In this work, we have studied the missing difference problem and its relation to the security of the CTR mode. We have given efficient algorithms for the missing difference problem in two practically relevant cases: with an arbitrary missing difference, and when the missing difference is known to be in some low-dimension vector space. These algorithms lead to a message-recovery attack against the CTR mode with complexity \(\tilde{\mathcal {O}}(2^{n/2})\), and a universal forgery attack against some Carter-Wegman MACs with complexity \(\tilde{\mathcal {O}}(2^{2n/3})\).
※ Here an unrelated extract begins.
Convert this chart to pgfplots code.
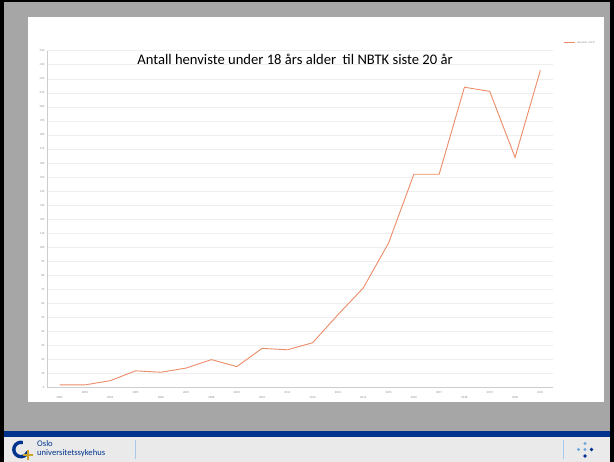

In particular, we show that message-recovery attacks against the CTR mode can be mounted with roughly the same requirements and the same complexity as attacks against the CBC mode. While both modes have similar security proofs, there was a folklore assumption that the security loss of the CTR mode with large amounts of data is slower than in the CBC mode, because the absence of collision in the CTR keystream is harder to exploit than CBC collisions [15, Sect. 4.8.2]. Our results show that this is baseless, and use of the CTR mode with 64-bit block ciphers should be considered unsafe (unless strict data limits are in place). As a counter-measure, we recommend to use larger block sizes, and to rekey well before \(2^{n/2}\) blocks of data. Concrete guidelines for 128-bit block ciphers have been given by Luykx and Paterson [26]. Alternatively, if the use of small block is required, we suggest using a mode with provable security beyond the birthday bound, such as CENC [21, 22].

Our missing difference attacks against CTR and the collision attacks against CBC are two different possible failure of block cipher modes beyond the birthday bound. They exploit different properties of the modes but result in similar attacks. These techniques can be used against other modes of operations (OFB, CFB, ...), and most of them will be vulnerable to at least one the attacks, unless they have been specially designed to provide security beyond the birthday bound.